WHAT IS EXPECTED: Leaving out the pictures, retype all the material exactly.

DATASET SECTION:
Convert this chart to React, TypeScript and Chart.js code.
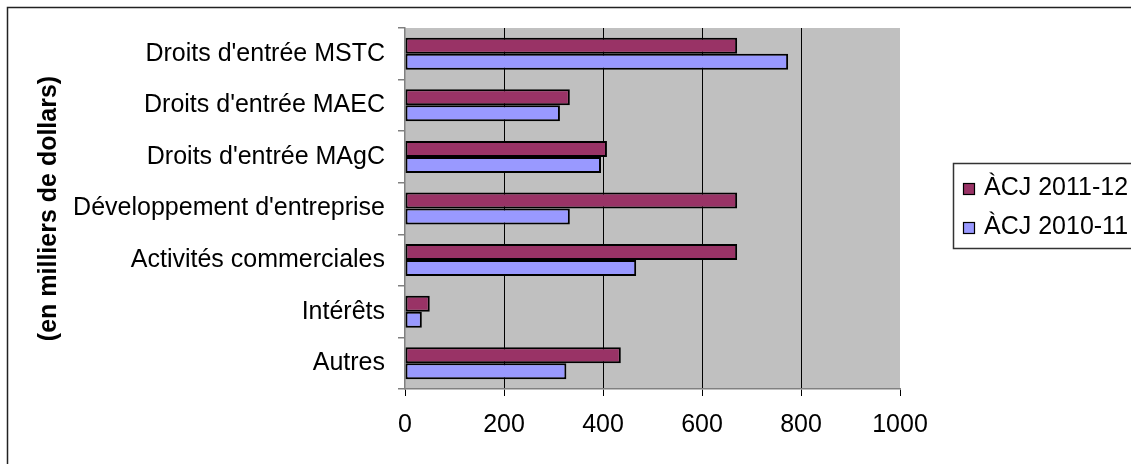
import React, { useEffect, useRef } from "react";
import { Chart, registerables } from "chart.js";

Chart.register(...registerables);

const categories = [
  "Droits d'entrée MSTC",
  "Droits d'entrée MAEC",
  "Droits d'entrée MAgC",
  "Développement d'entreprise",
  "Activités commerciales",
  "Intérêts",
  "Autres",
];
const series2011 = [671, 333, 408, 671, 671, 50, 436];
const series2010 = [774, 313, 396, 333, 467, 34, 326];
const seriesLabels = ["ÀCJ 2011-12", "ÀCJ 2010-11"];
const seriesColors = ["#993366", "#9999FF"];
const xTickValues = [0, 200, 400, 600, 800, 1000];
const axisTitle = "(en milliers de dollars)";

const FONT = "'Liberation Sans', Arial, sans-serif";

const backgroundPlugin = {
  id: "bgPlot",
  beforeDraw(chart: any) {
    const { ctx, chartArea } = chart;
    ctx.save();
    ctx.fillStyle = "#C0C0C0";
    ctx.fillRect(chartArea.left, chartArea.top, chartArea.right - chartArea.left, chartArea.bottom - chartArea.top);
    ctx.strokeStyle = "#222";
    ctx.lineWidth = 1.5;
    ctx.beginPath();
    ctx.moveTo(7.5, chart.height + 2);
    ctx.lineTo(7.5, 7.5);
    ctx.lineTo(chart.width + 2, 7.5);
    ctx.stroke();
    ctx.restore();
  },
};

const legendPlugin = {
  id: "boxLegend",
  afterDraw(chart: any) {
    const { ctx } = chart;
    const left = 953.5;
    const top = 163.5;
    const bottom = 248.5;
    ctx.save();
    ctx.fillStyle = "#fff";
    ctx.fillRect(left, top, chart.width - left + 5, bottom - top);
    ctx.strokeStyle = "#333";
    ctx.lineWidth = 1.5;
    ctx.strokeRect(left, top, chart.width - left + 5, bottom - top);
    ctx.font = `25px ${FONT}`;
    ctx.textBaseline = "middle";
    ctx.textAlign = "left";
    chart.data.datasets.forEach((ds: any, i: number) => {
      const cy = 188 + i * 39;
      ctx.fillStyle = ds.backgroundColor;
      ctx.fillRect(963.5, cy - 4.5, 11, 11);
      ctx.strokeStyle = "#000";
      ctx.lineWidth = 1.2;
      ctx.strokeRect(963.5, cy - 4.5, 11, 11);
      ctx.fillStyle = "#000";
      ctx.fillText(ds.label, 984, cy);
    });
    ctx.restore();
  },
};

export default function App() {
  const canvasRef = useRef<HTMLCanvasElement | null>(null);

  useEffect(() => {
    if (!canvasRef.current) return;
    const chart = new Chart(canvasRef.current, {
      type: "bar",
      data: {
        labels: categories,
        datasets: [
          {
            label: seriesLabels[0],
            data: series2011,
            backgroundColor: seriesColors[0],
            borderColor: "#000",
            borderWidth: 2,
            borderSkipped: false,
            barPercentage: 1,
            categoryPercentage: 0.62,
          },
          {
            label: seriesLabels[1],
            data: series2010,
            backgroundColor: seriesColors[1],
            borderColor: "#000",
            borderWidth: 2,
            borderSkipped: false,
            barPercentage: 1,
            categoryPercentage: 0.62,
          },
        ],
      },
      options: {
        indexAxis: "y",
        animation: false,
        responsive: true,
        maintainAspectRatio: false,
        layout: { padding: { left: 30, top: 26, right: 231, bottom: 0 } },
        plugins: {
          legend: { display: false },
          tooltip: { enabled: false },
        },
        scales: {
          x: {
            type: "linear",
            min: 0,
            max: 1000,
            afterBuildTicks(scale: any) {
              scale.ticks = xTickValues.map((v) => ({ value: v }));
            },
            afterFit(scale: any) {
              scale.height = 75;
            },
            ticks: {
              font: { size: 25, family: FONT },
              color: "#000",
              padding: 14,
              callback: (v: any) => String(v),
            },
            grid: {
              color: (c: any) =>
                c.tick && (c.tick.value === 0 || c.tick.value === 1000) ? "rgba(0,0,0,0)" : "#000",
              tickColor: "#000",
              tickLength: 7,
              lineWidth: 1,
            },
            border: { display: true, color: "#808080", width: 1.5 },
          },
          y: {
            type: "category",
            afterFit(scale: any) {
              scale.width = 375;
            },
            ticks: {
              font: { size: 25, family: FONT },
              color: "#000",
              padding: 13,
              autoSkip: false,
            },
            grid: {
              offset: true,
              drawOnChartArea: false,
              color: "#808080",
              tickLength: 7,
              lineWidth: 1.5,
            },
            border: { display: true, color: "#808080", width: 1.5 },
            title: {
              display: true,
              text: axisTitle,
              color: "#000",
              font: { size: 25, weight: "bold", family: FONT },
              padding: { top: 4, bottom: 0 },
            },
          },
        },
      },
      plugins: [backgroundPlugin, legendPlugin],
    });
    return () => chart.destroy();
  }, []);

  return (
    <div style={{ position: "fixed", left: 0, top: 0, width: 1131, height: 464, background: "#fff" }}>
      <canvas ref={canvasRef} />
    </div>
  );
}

RESULT BELOW:
Convert this chart to React, TypeScript and Chart.js code.
import React, { useEffect, useRef } from "react";
import { Chart, registerables } from "chart.js";

Chart.register(...registerables);

const categories = [
  "Droits d'entrée MSTC",
  "Droits d'entrée MAEC",
  "Droits d'entrée MAgC",
  "Développement d'entreprise",
  "Activités commerciales",
  "Intérêts",
  "Autres",
];
const series2011 = [671, 333, 408, 671, 671, 50, 436];
const series2010 = [774, 313, 396, 333, 467, 34, 326];
const seriesLabels = ["ÀCJ 2011-12", "ÀCJ 2010-11"];
const seriesColors = ["#993366", "#9999FF"];
const xTickValues = [0, 200, 400, 600, 800, 1000];
const axisTitle = "(en milliers de dollars)";

const FONT = "'Liberation Sans', Arial, sans-serif";

const backgroundPlugin = {
  id: "bgPlot",
  beforeDraw(chart: any) {
    const { ctx, chartArea } = chart;
    ctx.save();
    ctx.fillStyle = "#C0C0C0";
    ctx.fillRect(chartArea.left, chartArea.top, chartArea.right - chartArea.left, chartArea.bottom - chartArea.top);
    ctx.strokeStyle = "#222";
    ctx.lineWidth = 1.5;
    ctx.beginPath();
    ctx.moveTo(7.5, chart.height + 2);
    ctx.lineTo(7.5, 7.5);
    ctx.lineTo(chart.width + 2, 7.5);
    ctx.stroke();
    ctx.restore();
  },
};

const legendPlugin = {
  id: "boxLegend",
  afterDraw(chart: any) {
    const { ctx } = chart;
    const left = 953.5;
    const top = 163.5;
    const bottom = 248.5;
    ctx.save();
    ctx.fillStyle = "#fff";
    ctx.fillRect(left, top, chart.width - left + 5, bottom - top);
    ctx.strokeStyle = "#333";
    ctx.lineWidth = 1.5;
    ctx.strokeRect(left, top, chart.width - left + 5, bottom - top);
    ctx.font = `25px ${FONT}`;
    ctx.textBaseline = "middle";
    ctx.textAlign = "left";
    chart.data.datasets.forEach((ds: any, i: number) => {
      const cy = 188 + i * 39;
      ctx.fillStyle = ds.backgroundColor;
      ctx.fillRect(963.5, cy - 4.5, 11, 11);
      ctx.strokeStyle = "#000";
      ctx.lineWidth = 1.2;
      ctx.strokeRect(963.5, cy - 4.5, 11, 11);
      ctx.fillStyle = "#000";
      ctx.fillText(ds.label, 984, cy);
    });
    ctx.restore();
  },
};

export default function App() {
  const canvasRef = useRef<HTMLCanvasElement | null>(null);

  useEffect(() => {
    if (!canvasRef.current) return;
    const chart = new Chart(canvasRef.current, {
      type: "bar",
      data: {
        labels: categories,
        datasets: [
          {
            label: seriesLabels[0],
            data: series2011,
            backgroundColor: seriesColors[0],
            borderColor: "#000",
            borderWidth: 2,
            borderSkipped: false,
            barPercentage: 1,
            categoryPercentage: 0.62,
          },
          {
            label: seriesLabels[1],
            data: series2010,
            backgroundColor: seriesColors[1],
            borderColor: "#000",
            borderWidth: 2,
            borderSkipped: false,
            barPercentage: 1,
            categoryPercentage: 0.62,
          },
        ],
      },
      options: {
        indexAxis: "y",
        animation: false,
        responsive: true,
        maintainAspectRatio: false,
        layout: { padding: { left: 30, top: 26, right: 231, bottom: 0 } },
        plugins: {
          legend: { display: false },
          tooltip: { enabled: false },
        },
        scales: {
          x: {
            type: "linear",
            min: 0,
            max: 1000,
            afterBuildTicks(scale: any) {
              scale.ticks = xTickValues.map((v) => ({ value: v }));
            },
            afterFit(scale: any) {
              scale.height = 75;
            },
            ticks: {
              font: { size: 25, family: FONT },
              color: "#000",
              padding: 14,
              callback: (v: any) => String(v),
            },
            grid: {
              color: (c: any) =>
                c.tick && (c.tick.value === 0 || c.tick.value === 1000) ? "rgba(0,0,0,0)" : "#000",
              tickColor: "#000",
              tickLength: 7,
              lineWidth: 1,
            },
            border: { display: true, color: "#808080", width: 1.5 },
          },
          y: {
            type: "category",
            afterFit(scale: any) {
              scale.width = 375;
            },
            ticks: {
              font: { size: 25, family: FONT },
              color: "#000",
              padding: 13,
              autoSkip: false,
            },
            grid: {
              offset: true,
              drawOnChartArea: false,
              color: "#808080",
              tickLength: 7,
              lineWidth: 1.5,
            },
            border: { display: true, color: "#808080", width: 1.5 },
            title: {
              display: true,
              text: axisTitle,
              color: "#000",
              font: { size: 25, weight: "bold", family: FONT },
              padding: { top: 4, bottom: 0 },
            },
          },
        },
      },
      plugins: [backgroundPlugin, legendPlugin],
    });
    return () => chart.destroy();
  }, []);

  return (
    <div style={{ position: "fixed", left: 0, top: 0, width: 1131, height: 464, background: "#fff" }}>
      <canvas ref={canvasRef} />
    </div>
  );
}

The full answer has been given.